Without love, the church is a country club. It's a membership. It's a weird fraternal organization. It's a business, with plastered smiles and nice suits, good haircuts, and mounds upon mounds of sober, thick judgment--slow to love and eager to fix. And we wonder why people aren't standing at the doors, begging for seats in our cold-floored, cold-hearted sanctuaries. We wonder why the kids stop going to church. They find something more exciting than Friday nights in youth groups--and without an emotional connection, they have nothing to mourn. No love, no reason to stay.
Today, church is a show. It is a program. It is a service(!) Complete with lights and sound and words on the screen, a good motivational talk, and minimal--yet oh-so-very strange--social interaction.
For this reason, I say our ideas of service are royally screwed, and I mean that in the most polite way possible. The prompt for this blog asked, "Is giving money to an organization enough, or is there intrinsic value in helping out other people yourself?" In response, I would suggest that there is plenty good done with redirecting cash flow toward groups of people who have means and methods to help. By all means, give money! Volunteer! What better is there to do with your time? However, just because you knock off a tenth of your income and mail it to OxFam doesn't mean that your soul swells with the purpose and spirit of true, Jesus-like service.
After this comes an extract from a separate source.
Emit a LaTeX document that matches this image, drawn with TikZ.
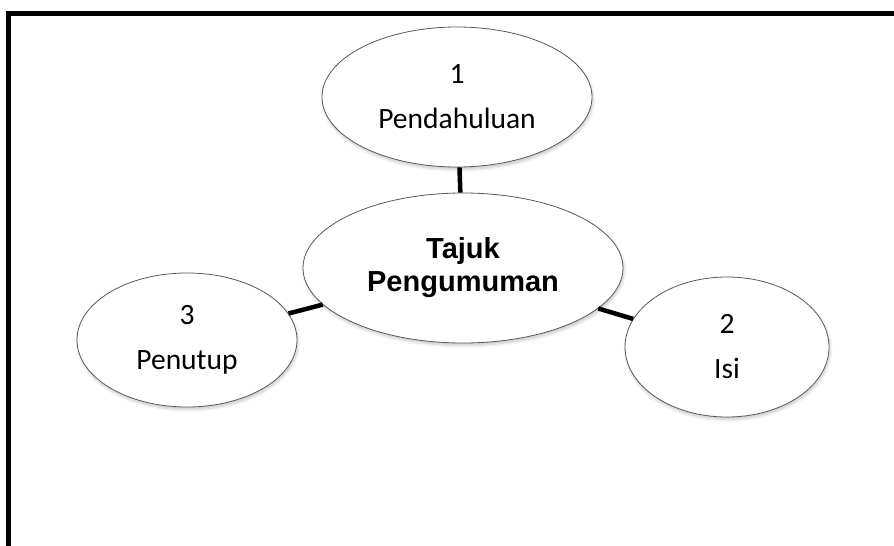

And just because you dirty your hands in a soup kitchen doesn't mean that your heart beats with compassion and love for your neighbor, either.
Service should never come out of a place of obligation--whether direct obligation or sublime, guilt-trip-like persuasion. When it is, it too often looks like a charade. We are performing an act of love without the love. We become Hollywood actors and actresses in front of our church members and in front of the people we are helping. Do we think that people are so stupid that they can't tell our motivations? Far from it. They know what they're being served. They know what we're dishing out to them--fake compassion and fake friendliness--from a bunch of hoity-toity Bible slingers who don't drink and don't cuss and think they're the healthiest and holiest bunch of people since the pope. They think we're hypocrites and we're fakers. They think that we think we are better than them. This is what happens when we "serve" people in the name of Love, and have not love.
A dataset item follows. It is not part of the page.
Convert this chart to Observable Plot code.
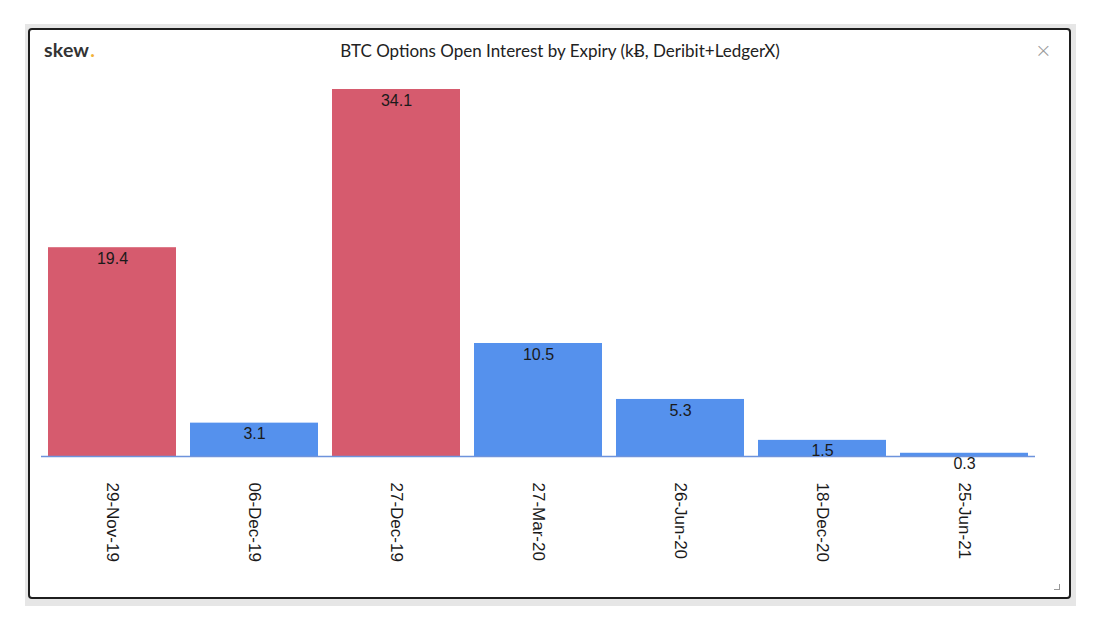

True service only stems from true compassion and care and humility. It comes from admitting we are just as effed-up as everybody else....and that we have addictions, closet sins. That we battle demons and lose. That we hold on to wounds and barely keep it together. That we're sick of our jobs, our churches, of human experience in general. That we don't hear God when we pray, that it hurts when people play pretend church. That we get annoyed, and frustrated, and angry, and that death and sickness rips us to pieces. Only then, from acknowledging our human commonality, embracing the tears and the laughter together, that we can eat at the same table comfortably. I think this is where Jesus is and where love abounds. For the sick and mentally ill, we find Christ in them. For the addicted and broken, we find Christ lodged in their suffering. For the poor and the starving, Christ's stomach is writhing and distended. For the oppressed, Christ hangs on a lonely, splintering tree. The story becomes clear, why Christ had to suffer and die, in light of the brokenness and darkness we are closed inside.
And because his heart bleeds when a soul suffers, so should our hearts bleed. For that is what it means to love others.